The former F-14 Tomcat pilot, who went on to fly F/A-18 Super Hornets, described the JSF as a combination of current technologies and lessons learned from previous fighters.
“It takes that entire operational picture and gives you complete [situational awareness] as to what is going on in the battle space at all times and enables you to share with other assets in the fight with you,” said the 14-year vet, who asked Navy Times to withhold his first name out of concern for his security.
Despite the jet’s leap-ahead technology, the learning curve is not as steep as one might expect, he said.
Much of that is due to the $600,000 helmet, which Hess identified as the hardest thing to leave behind if he were to return to flying Super Hornets. Its visor replaces the traditional Heads-up Display. Every detail the pilot needs, from flight data to targeting information, is displayed in the helmet.
Then you add in the Distributed Aperture System, which streams real-time imagery from six infrared cameras. This allows pilots to “look through” the airframe.
Second only to the helmet on Hess’ list is the ease of flight controls. It is “very simple to handle whenever tasks are going on from a mission standpoint,” he said.
Cool as it may be, the JSF is not without challenges. Its delays have been many and the cost has soared to $400 billion. Worse yet, the fighter was on the losing end of a July dogfight with the more maneuverable (and much older) Air Force F-16 Fighting Falcon. That same month, Marine Commandant Gen. Joseph Dunford — who is now chairman of the Joint Chiefs of Staff — declared the Marines’ jump-jet variant as operationally sound. That was countered by J. Michael Gilmore, the Pentagon’s top weapons tester, who took issue with the evaluation rather than the fighter’s capabilities, and said the event “did not — and could not — demonstrate that Block 2B F-35B is operationally effective or suitable for use in any type of limited combat operation, or that it was ready for real-world operational deployments, given the way the event was structured.”
In August, testers discovered concerns that pilots who weigh less than 136 pounds have an increased risk of injury during a low-speed ejection.

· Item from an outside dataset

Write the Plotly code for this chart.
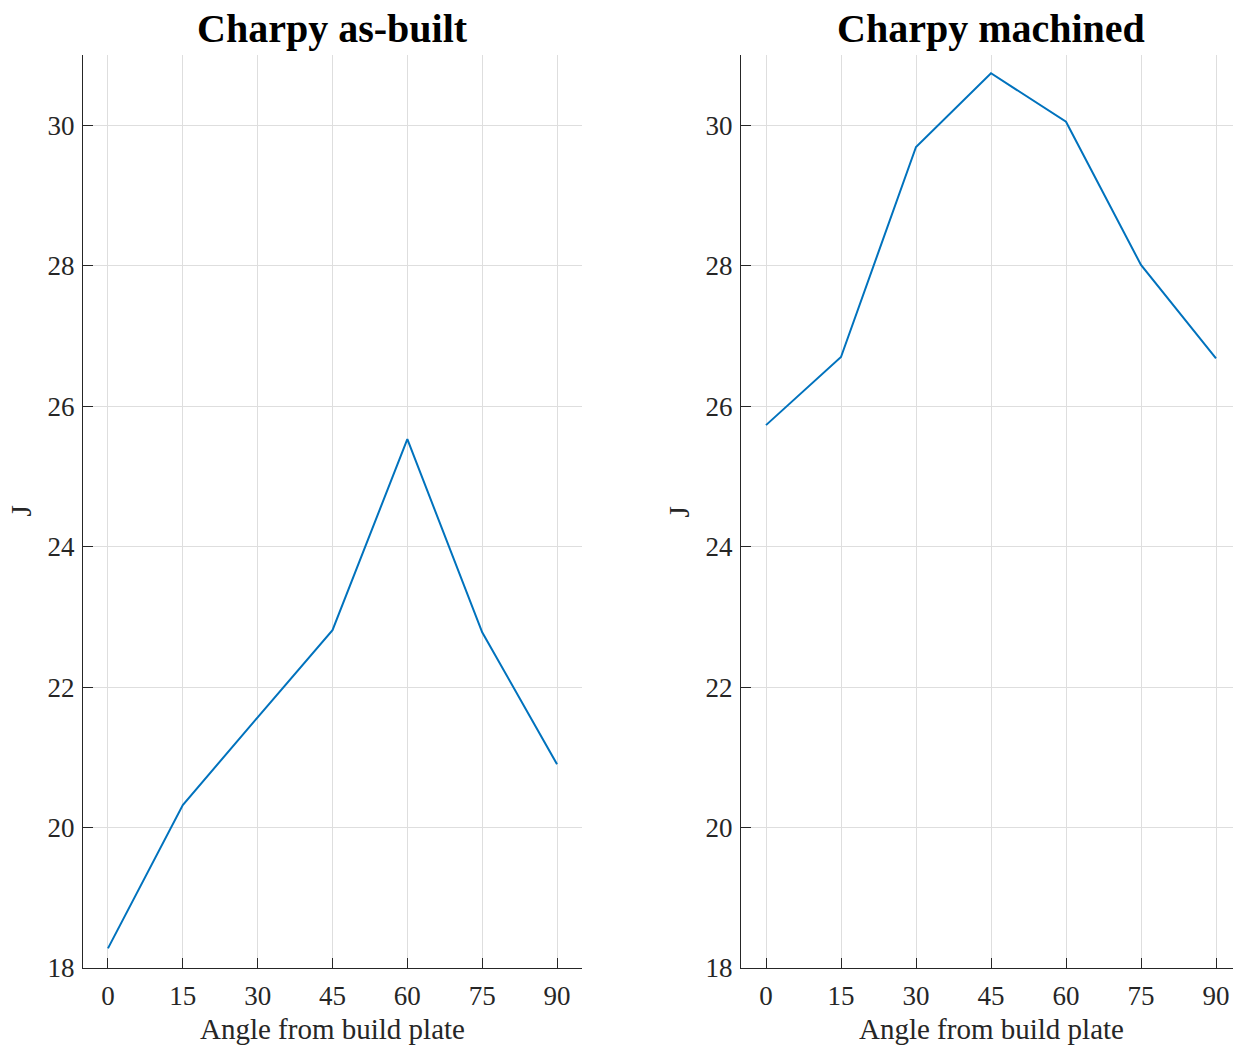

Strike Fighter Squadron 101, the “Grim Reapers,” will welcome its first pilots from the operational test community in November. Hess is one of the squadron’s 15 pilots. The Grim Reapers was the last F-14 Fleet Replacement Squadron. It was disestablished in 2005 but rose again one month short of its 60th anniversary in 2012. The squadron is tasked with training JSF pilots and maintainers, and development of its tactics and the training syllabus.